- **Exercise description**
Give the data below again exactly as written, without its pictures.
|---|
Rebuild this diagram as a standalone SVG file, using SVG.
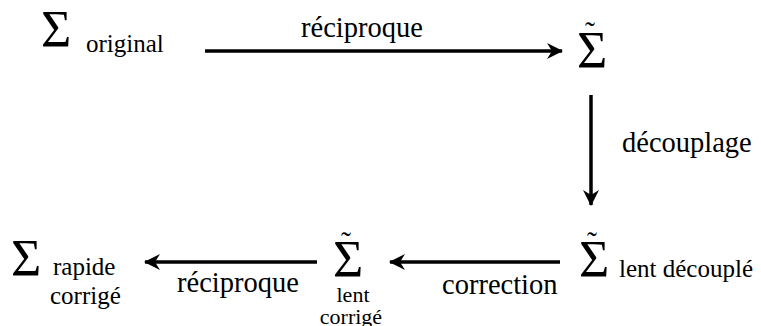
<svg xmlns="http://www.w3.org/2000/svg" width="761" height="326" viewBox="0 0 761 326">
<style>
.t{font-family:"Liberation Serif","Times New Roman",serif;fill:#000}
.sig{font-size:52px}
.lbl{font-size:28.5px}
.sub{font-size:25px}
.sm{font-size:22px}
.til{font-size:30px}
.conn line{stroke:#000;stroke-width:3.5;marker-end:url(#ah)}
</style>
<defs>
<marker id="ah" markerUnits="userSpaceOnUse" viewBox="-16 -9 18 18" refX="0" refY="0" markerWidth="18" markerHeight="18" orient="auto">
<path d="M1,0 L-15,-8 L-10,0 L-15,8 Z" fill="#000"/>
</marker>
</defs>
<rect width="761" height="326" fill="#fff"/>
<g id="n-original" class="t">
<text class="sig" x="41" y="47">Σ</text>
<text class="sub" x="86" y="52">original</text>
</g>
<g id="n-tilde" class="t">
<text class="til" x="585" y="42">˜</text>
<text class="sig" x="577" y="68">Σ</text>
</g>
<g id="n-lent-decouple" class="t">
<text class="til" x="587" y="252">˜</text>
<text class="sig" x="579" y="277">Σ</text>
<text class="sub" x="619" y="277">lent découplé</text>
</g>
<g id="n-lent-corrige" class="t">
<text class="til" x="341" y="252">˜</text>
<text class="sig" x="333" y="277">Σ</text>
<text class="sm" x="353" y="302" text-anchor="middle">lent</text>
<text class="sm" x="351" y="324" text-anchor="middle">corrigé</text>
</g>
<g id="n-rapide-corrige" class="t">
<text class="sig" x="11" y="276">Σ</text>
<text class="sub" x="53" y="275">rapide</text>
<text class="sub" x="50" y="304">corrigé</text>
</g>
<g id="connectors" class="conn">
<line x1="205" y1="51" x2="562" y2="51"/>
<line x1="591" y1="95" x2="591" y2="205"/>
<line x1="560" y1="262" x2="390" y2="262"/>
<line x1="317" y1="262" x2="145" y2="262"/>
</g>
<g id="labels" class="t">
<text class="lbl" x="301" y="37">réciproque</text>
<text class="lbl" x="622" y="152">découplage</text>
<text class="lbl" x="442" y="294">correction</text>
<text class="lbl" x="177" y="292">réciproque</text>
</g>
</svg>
|---|
- **Result**
Rebuild this diagram as a standalone SVG file, using SVG.
<svg xmlns="http://www.w3.org/2000/svg" width="761" height="326" viewBox="0 0 761 326">
<style>
.t{font-family:"Liberation Serif","Times New Roman",serif;fill:#000}
.sig{font-size:52px}
.lbl{font-size:28.5px}
.sub{font-size:25px}
.sm{font-size:22px}
.til{font-size:30px}
.conn line{stroke:#000;stroke-width:3.5;marker-end:url(#ah)}
</style>
<defs>
<marker id="ah" markerUnits="userSpaceOnUse" viewBox="-16 -9 18 18" refX="0" refY="0" markerWidth="18" markerHeight="18" orient="auto">
<path d="M1,0 L-15,-8 L-10,0 L-15,8 Z" fill="#000"/>
</marker>
</defs>
<rect width="761" height="326" fill="#fff"/>
<g id="n-original" class="t">
<text class="sig" x="41" y="47">Σ</text>
<text class="sub" x="86" y="52">original</text>
</g>
<g id="n-tilde" class="t">
<text class="til" x="585" y="42">˜</text>
<text class="sig" x="577" y="68">Σ</text>
</g>
<g id="n-lent-decouple" class="t">
<text class="til" x="587" y="252">˜</text>
<text class="sig" x="579" y="277">Σ</text>
<text class="sub" x="619" y="277">lent découplé</text>
</g>
<g id="n-lent-corrige" class="t">
<text class="til" x="341" y="252">˜</text>
<text class="sig" x="333" y="277">Σ</text>
<text class="sm" x="353" y="302" text-anchor="middle">lent</text>
<text class="sm" x="351" y="324" text-anchor="middle">corrigé</text>
</g>
<g id="n-rapide-corrige" class="t">
<text class="sig" x="11" y="276">Σ</text>
<text class="sub" x="53" y="275">rapide</text>
<text class="sub" x="50" y="304">corrigé</text>
</g>
<g id="connectors" class="conn">
<line x1="205" y1="51" x2="562" y2="51"/>
<line x1="591" y1="95" x2="591" y2="205"/>
<line x1="560" y1="262" x2="390" y2="262"/>
<line x1="317" y1="262" x2="145" y2="262"/>
</g>
<g id="labels" class="t">
<text class="lbl" x="301" y="37">réciproque</text>
<text class="lbl" x="622" y="152">découplage</text>
<text class="lbl" x="442" y="294">correction</text>
<text class="lbl" x="177" y="292">réciproque</text>
</g>
</svg>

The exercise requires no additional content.